The Hardware Store

Chimera-Project
The US Army’s MQ-1C Gray Eagle unmanned aerial vehicle is one platform which could benefit from BAE Systems’ CHIMERA reconfigurable hardware in the future to enhance its EW and SIGINT collection missions.

BAE Systems has received funding from DARPA to advance its CHIMERA machine-learning hardware offering potential benefits to electronic warfare practitioners.

In July the company was awarded a contract worth up to $4.7 million to develop its Controllable Hardware for Integration for Machine-Learning Enabled Real-Time Adaptivity (better known as CHIMERA) for the US Defence Advanced Research Projects Agency (DARPA). CHIMERA takes the form of a reconfigurable hardware platform which can host machine learning algorithms. According to Josh Neidzwiecki, the company’s director of adaptive sensors, this could eventually yield a hardware and software combination which could outfit air, land and sea platforms that need flexible Signals Intelligence (SIGINT) or Electronic Warfare (EW) capabilities.

Mr. Neidzwiecki told Armada Analysis that there is an increasing need for platforms involved in the collection of SIGINT and the prosecution of EW to have flexible subsystems which can be easily adapted to their electromagnetic environment. He cited the growing proliferation of software defined devices such as radars and tactical radios which employ complex, adaptable waveforms as a means of reducing their chances of interception: “More and more emitters are software defined. This means that they can change from minute-to-minute, even second to second.”

Mr. Neidzwiecki added that until now SIGINT collection devices were “fairly fixed in terms of their applications and functions.” This means re-configurability is now at a premium: “Maybe I want to do a SIGINT mission one hour. The next hour I want to do an EW mission, and following this, I want to do wireless communications. The CHIMERA hardware can be configured thus using the algorithms it will host.”

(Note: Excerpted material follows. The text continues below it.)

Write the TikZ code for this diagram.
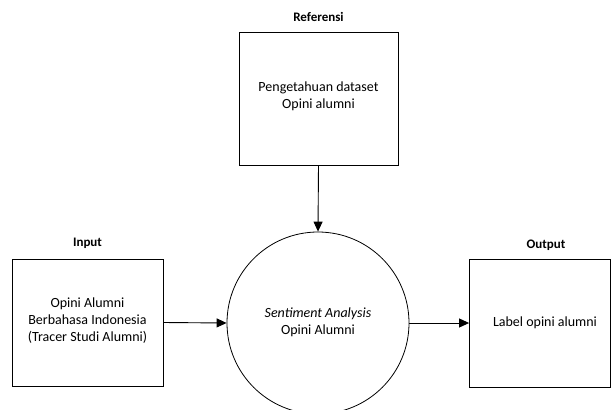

Spectrum congestion is another motivating factor for interest in reconfigurable hardware: “There are two big drivers: You have more subsystems and platforms using the electromagnetic spectrum, and that spectrum is becoming more congested with more signals.”

This is illustrated by the fact that every soldier and platform has their own radio, not to mention the proliferation of tactical datalinks and radars on and off the battlefield. This is mirrored in the civilian realm. Figures published in January by the World Advertising Research Centre predicted that 72.6 percent of global internet users, equivalent to 3.6 billion people, will access the internet solely via their cellular devices by 2025. For the SIGINT practitioner this will translate into an ever-increasing demand for bandwidth, and hence an increasingly congested electromagnetic spectrum in which signals of interest can hide.

BAE Systems’ efforts will see the company developing the hardware which can host SIGINT and EW algorithms realised by third party software developers as well as the firm’s own SIGINT/EW software produced by its research and development organisations.

Work on CHIMERA began in 2017. Hardware units have been delivered to other software developers involved in the programme for the porting of the algorithms as discussed above. The hardware will then be tested by DARPA. The goal is to advance the hardware to the US Department of Defence’s Technology Readiness Level Six. This will mean that a representative model or prototype system has been demonstrated in a relevant environment. Mr. Neidzwiecki says that once this is done, BAE Systems expects to invest its own research and development resources to take CHIMERA to the field.